En ouvrant maintenant les discussions sur « l’autonomie », Gérald Darmanin pourrait donner l’impression de céder aux revendications nationalistes : « C’est un signal qu’avec ce gouvernement, on n’obtient des choses qu’en passant par la violence. Je ne suis pas sûr que ce soit la meilleure des méthodes » euphémise Guillaume Gontard, rejoint par son collègue sur les bancs de la gauche au Sénat, Éric Kerrouche : « Si on veut conforter les citoyens dans l’idée que seule la violence aboutit à des avancées de quelque nature, continuons ! C’est exactement ce qu’il ne faut pas faire. » Mais à droite aussi, Bruno Retailleau, président du groupe LR au Sénat, dénonce la « lâcheté » d’Emmanuel Macron, qui « termine [son quinquennat] en cédant à [la violence] d’une infime minorité de Corse. » Si le chef de file des Républicains au Sénat fait la comparaison avec Notre-Dame-des-Landes, Philippe Dominati ose, lui, un autre parallèle avec un événement beaucoup plus marquant du quinquennat d’Emmanuel Macron : « C’est la méthode « gilets jaunes », qui a bien montré qu’on obtenait des choses dans la violence, ce n’est pas quelque chose de nouveau. »

Face à un contexte corse aussi explosif, autant du fait des manifestations actuelles que du rapport historique de la famille nationaliste corse à la violence politique, « il y a une réelle problématique corse dans le lien avec l’Etat » pour Guillaume Gontard. D’après lui, il existe « une marge de manœuvre » sur l’autonomie, « sans parler d’indépendance » : « Le rapprochement avec les Outre-mer peut être une évolution intéressante, même s’il faut faire attention et prendre en compte la spécificité culturelle. » Concrètement, le président du groupe écologiste regrette que l’initiative parlementaire de 2018 sur les langues régionales ait été censurée par le Conseil constitutionnel, parce que le gouvernement avait décidé de demander une décision sur le texte. Éric Kerrouche rappelle en tant que membre de la délégation aux collectivités territoriales qu’en Corse, « la possibilité d’application localisée de la loi et d’adaptation plus forte que dans l’hexagone est déjà ouverte. » Pour lui, un changement de degré d’autonomie de la Corse impliquerait presque un changement de nature du statut, avec un « partage de souveraineté » et un rapprochement avec « un cas à part dans notre République », la Nouvelle-Calédonie.

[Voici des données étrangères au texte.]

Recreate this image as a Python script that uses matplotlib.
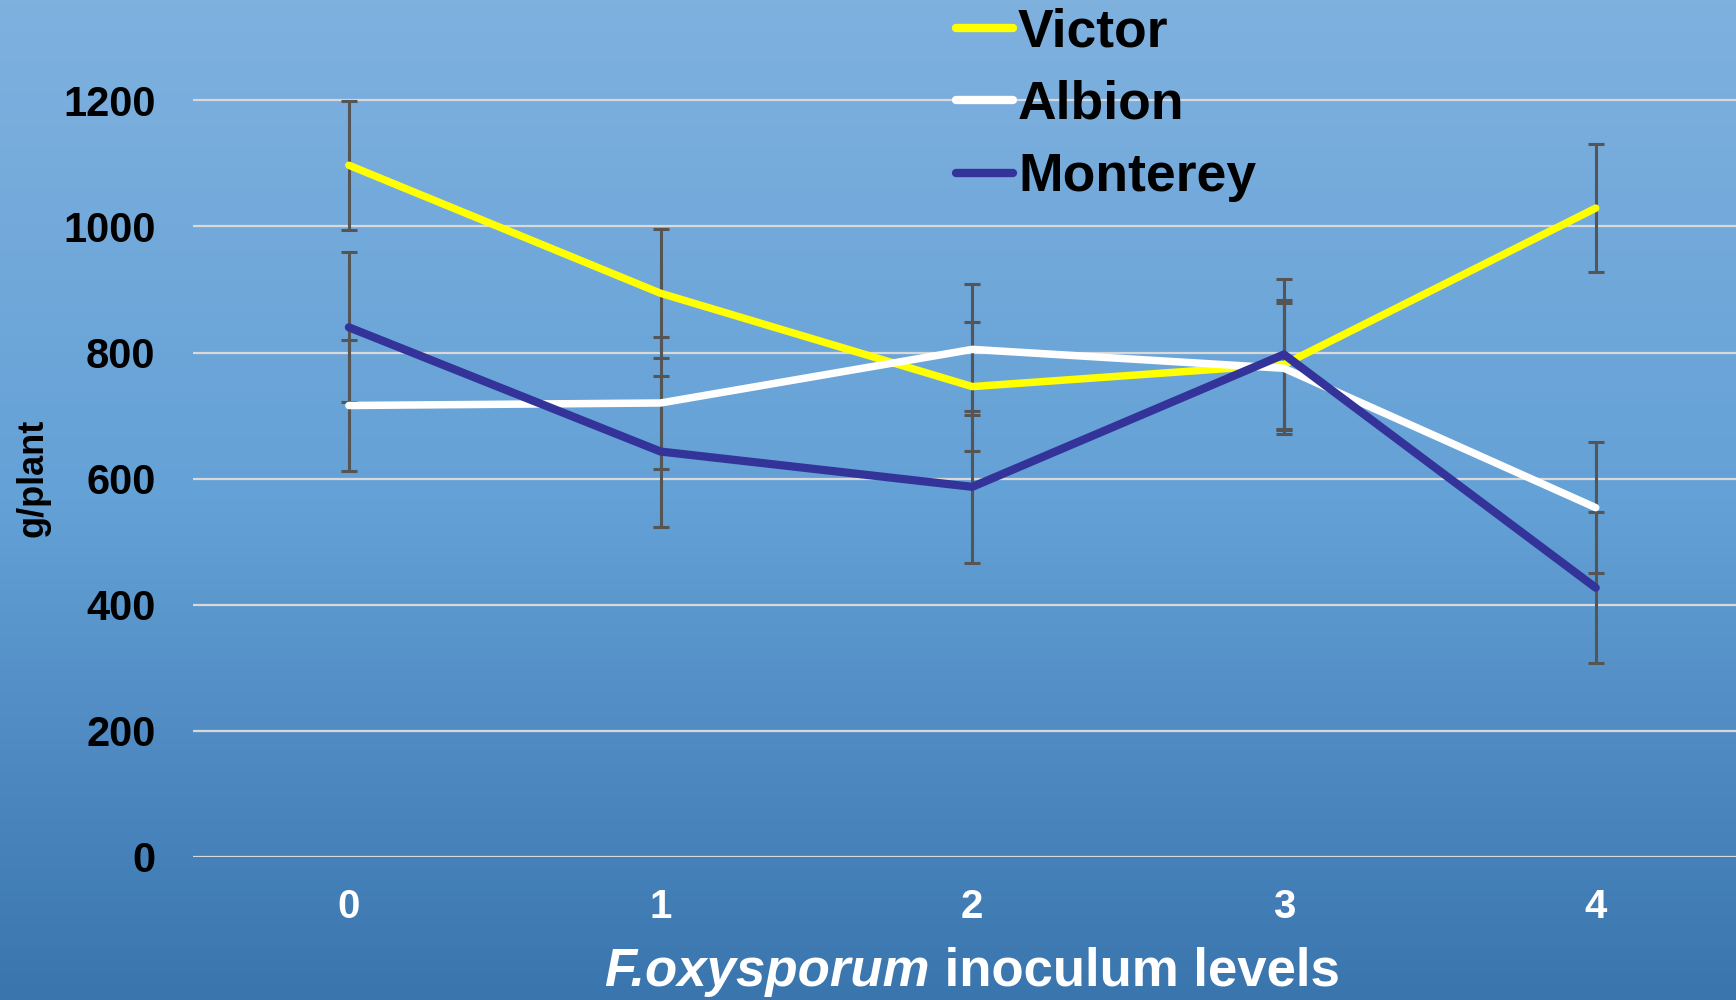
import numpy as np
import matplotlib
matplotlib.use("Agg")
import matplotlib.pyplot as plt
from matplotlib.colors import LinearSegmentedColormap

# inoculum levels and mean yield (g/plant) per cultivar
levels = [0, 1, 2, 3, 4]
victor = [1097, 894, 746, 781, 1029]
albion = [716, 720, 805, 775, 554]
monterey = [840, 643, 587, 797, 427]

# error bar half-widths read from the caps
victor_err = [102, 102, 102, 102, 102]
albion_err = [104, 104, 104, 104, 104]
monterey_err = [119, 120, 120, 120, 120]

yticks = [0, 200, 400, 600, 800, 1000, 1200]

plt.rcParams['font.family'] = ['Liberation Sans', 'DejaVu Sans']

W, H = 1736, 1000
fig = plt.figure(figsize=(W / 100, H / 100), dpi=100)

# background gradient over the whole figure
bg = fig.add_axes([0, 0, 1, 1], zorder=-10)
cmap = LinearSegmentedColormap.from_list("bg", ["#7fb1df", "#64a1d6", "#3a75ae"])
grad = np.linspace(0, 1, 256).reshape(-1, 1)
bg.imshow(grad, aspect="auto", cmap=cmap, extent=[0, 1, 0, 1])
bg.set_axis_off()

ax = fig.add_axes([193 / W, 0.143, 1 - 193 / W, 0.763])
ax.set_facecolor("none")
ax.set_xlim(-0.5, 4.45)
ax.set_ylim(0, 1210)

for y in yticks:
    ax.axhline(y, color="#d9d9d9", lw=1.6, zorder=1)

series = [
    ("Victor", victor, victor_err, "#ffff00", 5.4),
    ("Albion", albion, albion_err, "#ffffff", 5.4),
    ("Monterey", monterey, monterey_err, "#333399", 5.9),
]

for name, vals, err, col, lw in series:
    ax.errorbar(levels, vals, yerr=err, fmt="none", ecolor="#555555",
                elinewidth=2.2, capsize=6, capthick=2.2, zorder=2)

for name, vals, err, col, lw in series:
    ax.plot(levels, vals, color=col, lw=lw, solid_capstyle="round",
            solid_joinstyle="round", label=name, zorder=3)

ax.set_xticks(levels)
ax.set_xticklabels([str(v) for v in levels], color="white",
                   fontsize=29, fontweight="bold")
ax.set_yticks(yticks)
ax.set_yticklabels([str(v) for v in yticks], color="black",
                   fontsize=30, fontweight="bold")
ax.tick_params(axis="both", length=0)
ax.tick_params(axis="y", pad=27)
ax.tick_params(axis="x", pad=22)
for s in ax.spines.values():
    s.set_visible(False)

fig.text(33 / W, 1 - 478 / H, "g/plant", rotation=90, ha="center",
         va="center", fontsize=26, fontweight="bold", color="black")

# x axis title: italic species name followed by bold text, centred as a whole
renderer = fig.canvas.get_renderer()
t1 = fig.text(0, 1 - 972 / H, "F.oxysporum", ha="left", va="center",
              fontsize=38, fontweight="bold", fontstyle="italic", color="white")
t2 = fig.text(0, 1 - 972 / H, " inoculum levels", ha="left", va="center",
              fontsize=38, fontweight="bold", color="white")
w1 = t1.get_window_extent(renderer).width
w2 = t2.get_window_extent(renderer).width
x0 = 972 - (w1 + w2) / 2
t1.set_x(x0 / W)
t2.set_x((x0 + w1) / W)

leg = ax.legend(loc="upper left", bbox_to_anchor=(935 / W, 1.014),
                bbox_transform=fig.transFigure, frameon=False,
                handlelength=1.05, handletextpad=0.1, labelspacing=0.42,
                borderaxespad=0, prop={"size": 38.5, "weight": "bold"})
for h in leg.get_lines():
    h.set_linewidth(6)

fig.savefig("out.png", dpi=100)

>> Pour en savoir plus : Autonomie de la Corse : quels sont les différents types de collectivités territoriales ?

Les débats sur le sujet sont – et seront – techniques, mais dans l’idée, les sénateurs des groupes écologistes, socialistes et LR rappellent tous que les îles de la Méditerranée des autres pays ont toutes « un statut particulier », dans des pays, il est vrai, plus parfois pas aussi centralisés que la France. « C’est assez banal dans les territoires insulaires ailleurs en Europe, ce n’est pas non plus une innovation folle » précise Éric Kerrouche. Que la Corse ait un rapport particulier « au continent » n’en est pas une non plus. Mais que l’ombre de la résurgence de la violence politique corse plane sur une élection présidentielle, c’est tout de même révélateur.